Mayors, governors, congressmen, senators, and presidents should unite and not fragment the people. But politics often cause too much fragmentation.

It is barangay and SK political campaign season again, and once more, the small villages in our whole country shall be divided again. Brothers against brothers, cousins against cousins, neighbors against relatives, politics does not unify the community. It fragments the people into small factions. But this is a ritual we have to go through in the name of democracy. Elections are always divisive. Political campaigns always pit parties against parties. Political speeches always create bad blood and ill feelings, which sometimes even go out of hand, and end leading to murder, armed clashes and tribal wars, or clan confrontations. Most candidates do not stick to the issues but go on mudslinging, character assassinations, rumor-mongering, and spreading fake news.

In the coming barangay and SK polls, it cannot be avoided that close relatives find themselves pitted against each other by parties respectively supported by the mayor, or the congressman, or the governor.
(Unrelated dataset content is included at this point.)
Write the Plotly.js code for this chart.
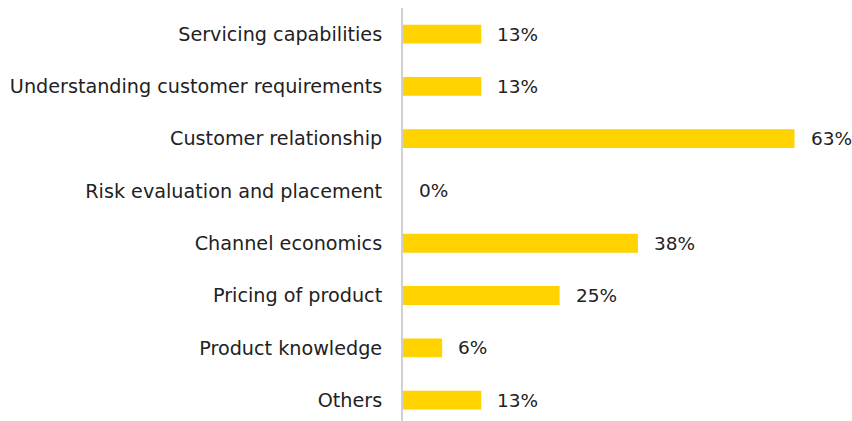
<!DOCTYPE html>
<html>
<head>
<meta charset="utf-8">
<script src="https://cdn.plot.ly/plotly-3.0.1.min.js"></script>
<style>html,body{margin:0;padding:0;background:#fff;}#chart{width:852px;height:421px;}</style>
</head>
<body>
<div id="chart"></div>
<script>
const categories = [
  "Servicing capabilities",
  "Understanding customer requirements",
  "Customer relationship",
  "Risk evaluation and placement",
  "Channel economics",
  "Pricing of product",
  "Product knowledge",
  "Others"
];
const values = [12.5, 12.5, 62.5, 0, 37.5, 25, 6.25, 12.5];
const valueLabels = ["13%", "13%", "63%", "0%", "38%", "25%", "6%", "13%"];

const FONT = "'DejaVu Sans', sans-serif";

const trace = {
  type: "bar",
  orientation: "h",
  y: categories,
  x: values,
  width: 0.36,
  marker: {color: "#ffd200"},
  hoverinfo: "none"
};

const annotations = categories.map((c, i) => ({
  x: values[i], y: c, xref: "x", yref: "y",
  text: valueLabels[i], showarrow: false,
  xanchor: "left", xshift: 14,
  font: {family: FONT, size: 18.5, color: "#222"}
}));

const layout = {
  width: 852, height: 421,
  margin: {l: 403, r: 0, t: 8, b: 0},
  paper_bgcolor: "#fff", plot_bgcolor: "#fff",
  showlegend: false,
  xaxis: {range: [0, 71.68], showgrid: false, zeroline: false, showticklabels: false, showline: false, fixedrange: true},
  yaxis: {
    type: "category", range: [7.4, -0.5],
    showgrid: false, zeroline: false,
    showline: true, linecolor: "#d0d0d0", linewidth: 2,
    ticks: "outside", ticklen: 15, tickcolor: "rgba(0,0,0,0)",
    tickfont: {family: FONT, size: 19.2, color: "#222"},
    fixedrange: true
  },
  annotations: annotations,
  font: {family: FONT}
};

Plotly.newPlot("chart", [trace], layout, {displayModeBar: false, staticPlot: true});
</script>
</body>
</html>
What could be a friendly contest among close friends and blood relations would escalate into heated rivalries where money, power, and influence are used to gather supporters and followers. Filipino petty politicians in the local levels are more intense and too personal, compared to national candidates. Local barangay bets are aggressive, even confrontational and adversarial. They often use tactics that border on coercion and deceit in order to win a local election.

I remember when I was a student leader and I was asked by a barangay candidate, my uncle, in our village to help in the campaign. I initiated the making of a big map of the entire barangay with the houses of all residents colored either blue, red, or yellow. The blue ones were our sure loyalists, our close relatives and true friends. The red ones are those who would vote against us, as they were the close followers of our opponents. The yellow ones are those who are not sure which side they are for. They were undecided and we were not sure of their inclination, thus we focused our intense campaign and propaganda on 25 yellow households. As a result of our focused campaign, we were able to convince 21 out of the 25 yellow households and we won the political battle by a measly 20 votes.

It was a very good learning experience. I gained immensely in terms of knowing more the character of persons. But because of my partisan stance during the campaign, I lost some of my friends. They would not talk to me for years. That is the evil of politics. It is divisive. It breaks relationships. It destroys good friendships and it creates animosity and friction. If I can help it, I would stay away from partisan political contests, and I would prefer to stay in the sidelines to help make the elections honest, orderly, and peaceful. I would help educate the voting masses and instill the spirit of community volunteerism, rather than partisanship.

We cannot remain isolated from, and impervious to, the national political exercise. But we can involve ourselves in many different ways without joining the fray of heated political combat. Politics divides people, but we, the enlightened citizenry, can be there to heal the wounds of factionalism and political strife.